Nyel’s eyes were so deep and so dark—blue and black become one rich color—that as I sought for understanding, I felt myself sinking into their depths, cold and clear as blue-black water, engulfing me ... The room, the fire, the daylight fell away behind me. I had no sense of danger, or perhaps it was that every breath of my life was fraught with danger in that hour and this journey was nothing different. If I was to learn, then I had to let Nyel show his hand. This was the path I had chosen ... for good or ill, for death or life, Gaspar had said.
And so I let him take me deeper yet, the icy touch of the dark water on my skin pricking my senses awake ...
... A blast of bitter wind almost tore my fingers from the edge of the cliff. The clouds were on top of me, ragged, ripped with the wind and lightning. If it began to rain, I would be done for. Slowly, my shoulders on fire, I hoisted myself up... one mezzit... two ... A bit more and I could risk moving one hand, reaching for the stump of twisted pine just beyond the rim. My broken legs dangled in useless agony into the chasm... no help there... Every breath was a fiery lance. The howling from below me ... oh, holy gods, they were waiting for my fall . . . don’t look down... don’t listen... The wind blew dirt in my face, wafting the stench from below ... devouring the last of the light... Another gust... tugging at my dead legs. Hurry... Fingernails ripped... a slip . . . the dirt so loose... spatters of rain... A glimpse downward where the howling grew louder . . . triumphant ... The pits ... the abyss ... pain unending... darkness unyielding . . . forever. The dirt began to crumble beneath my hands. The stump of pine shifted farther away. I clawed at the earth. No! Oh, holy mother, please don’t let me fall. I’ll go mad in the darkness ...
“Go on, lad ... help him. It’s what you wanted to do instead of coming here.” The urgent voice drew me out of the vision. My hands still trembled, the wind still whined, and the howling still had my blood cold, but I could no longer feel the loosening edge of the cliff. “And well you should help, knowing that your own people have caused his torment. They sent him to this place. They caused this war for fear of me and have resisted the truth all these years, making matters worse, sending the poor Gastai back to Kir‘Vagonoth over and over until they went mad from it.”

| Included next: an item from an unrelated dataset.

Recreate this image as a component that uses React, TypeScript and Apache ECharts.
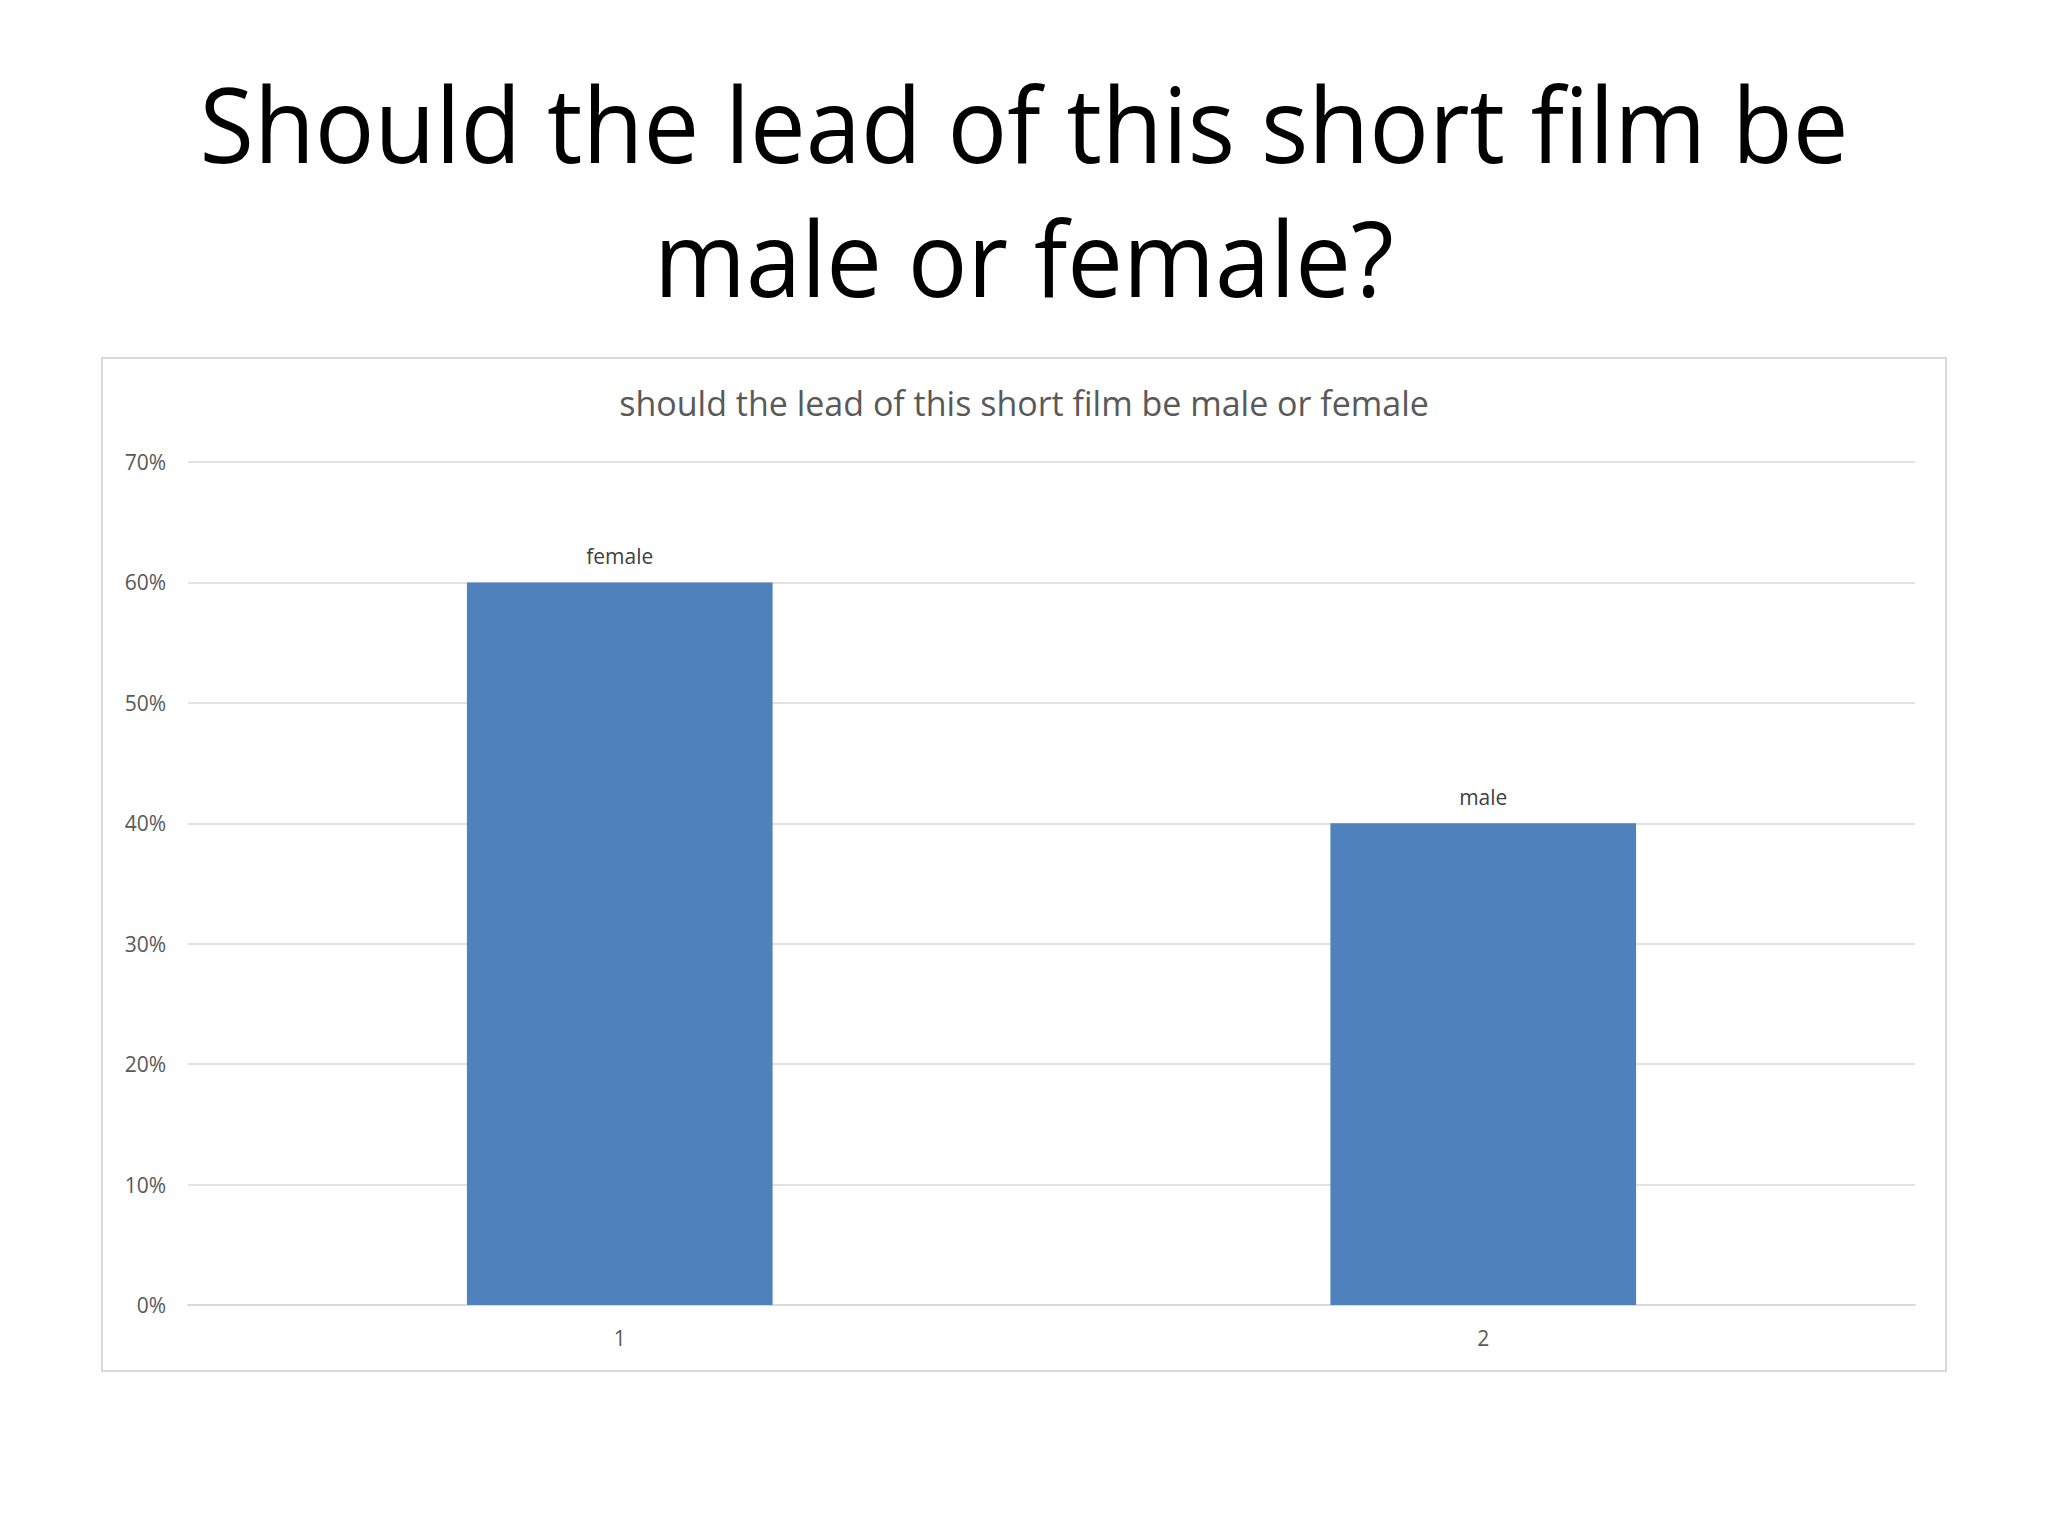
import { useEffect, useRef } from 'react';
import * as echarts from 'echarts';

const pageTitle = ['Should the lead of this short film be', 'male or female?'];
const chartTitle = 'should the lead of this short film be male or female';
const categories = ['1', '2'];
const barLabels = ['female', 'male'];
const values = [0.6, 0.4];
const yTicks = [0, 0.1, 0.2, 0.3, 0.4, 0.5, 0.6, 0.7];

const FONT = '"Open Sans", "Noto Sans", sans-serif';

export default function App() {
  const chartRef = useRef<HTMLDivElement>(null);

  useEffect(() => {
    if (!chartRef.current) return;
    const chart = echarts.init(chartRef.current, undefined, { renderer: 'svg' });

    const option: echarts.EChartsOption = {
      animation: false,
      backgroundColor: '#ffffff',
      textStyle: { fontFamily: FONT },
      graphic: [
        {
          type: 'rect',
          shape: { x: 102, y: 358, width: 1844, height: 1013 },
          style: { fill: '#ffffff', stroke: '#d9d9d9', lineWidth: 2 },
          z: -10
        },
        // big slide heading, two lines
        ...pageTitle.map((t, i) => ({
          type: 'text' as const,
          x: 1024,
          y: 123 + i * 134,
          scaleX: 0.955,
          style: {
            text: t,
            font: `104px ${FONT}`,
            fill: '#000000',
            textAlign: 'center' as const,
            textVerticalAlign: 'middle' as const
          }
        }))
      ],
      title: {
        text: chartTitle,
        left: 'center',
        top: 381,
        textStyle: {
          fontFamily: FONT,
          fontSize: 34,
          fontWeight: 'normal',
          color: '#595959'
        }
      },
      grid: {
        left: 188,
        right: 2048 - 1915,
        top: 462,
        bottom: 1536 - 1305,
        containLabel: false
      },
      xAxis: {
        type: 'category',
        data: categories,
        axisLine: { show: true, lineStyle: { color: '#d9d9d9', width: 2 } },
        axisTick: { show: false },
        axisLabel: {
          color: '#595959',
          fontSize: 21,
          fontFamily: FONT,
          margin: 22
        },
        splitLine: { show: false }
      },
      yAxis: {
        type: 'value',
        min: yTicks[0],
        max: yTicks[yTicks.length - 1],
        interval: 0.1,
        axisLine: { show: false },
        axisTick: { show: false },
        axisLabel: {
          color: '#595959',
          fontSize: 21,
          fontFamily: FONT,
          margin: 22,
          formatter: (v: number) => `${Math.round(v * 100)}%`
        },
        splitLine: { lineStyle: { color: '#d9d9d9', width: 1.5 } }
      },
      series: [
        {
          type: 'bar',
          data: values.map((v, i) => ({
            value: v,
            label: { formatter: barLabels[i] }
          })),
          barWidth: '35.4%',
          itemStyle: { color: '#4f81bd' },
          label: {
            show: true,
            position: 'top',
            distance: 16,
            color: '#404040',
            fontSize: 21,
            fontFamily: FONT
          }
        }
      ]
    };

    chart.setOption(option);
    return () => {
      chart.dispose();
    };
  }, []);

  return (
    <div
      ref={chartRef}
      style={{ position: 'fixed', left: 0, top: 0, width: 2048, height: 1536 }}
    />
  );
}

“What is this place?” I said, my voice shaking with the fear and pain of the desperate man as I watched the wind whip the crooked pine. “What’s happening? What do I do?”
“Summon your power. Become his waking shadow. My jailer has bound me to this fortre
ss, and so I can only observe and speak and counsel. This boy needs no counsel. He needs your hand, your strength, your care. He is on the verge of yielding his soul, and you, of all men, know these pitiful creatures that hunger for him. Do not condemn him to this perverse joining. Use the power you have been given.”
I struggled with confusion, half in, half out of the vision. “This is someone’s dream.”
“A poor prisoner’s dream. One of your own. You can help him, fight for him, take him where he never thought to go. But with caution always. It is so easy to break a mind if you reveal too much of yourself. Exactly as you learned in your training; those you helped never could know that a battle had been fought in their soul.”
One of my own—a Warden in the pits of Kir‘Vagonoth, clinging to his soul, dreaming his last dream of light. If I could help him...
“Set loose your power. To save him you must give all of yourself ... no holding back ... no allowing fear to cripple you as you have done in the past . . .”
With no more idea what I was doing than a youth pursuing his first love, I summoned my melydda ... and unleashed the flood. My power had been building since the moment I stepped through the pillars of Dasiet Homol, and the torrent surged through my body and soul, through limbs and loins and heart, such grandeur, such harmony, such glory at my beck that I cried out with the awe and joy of it. I was newborn in that moment, a being of power who could live in dreams, who could cross the boundaries of worlds with my thoughts, who could shape enchantments so glorious as to burst the heart.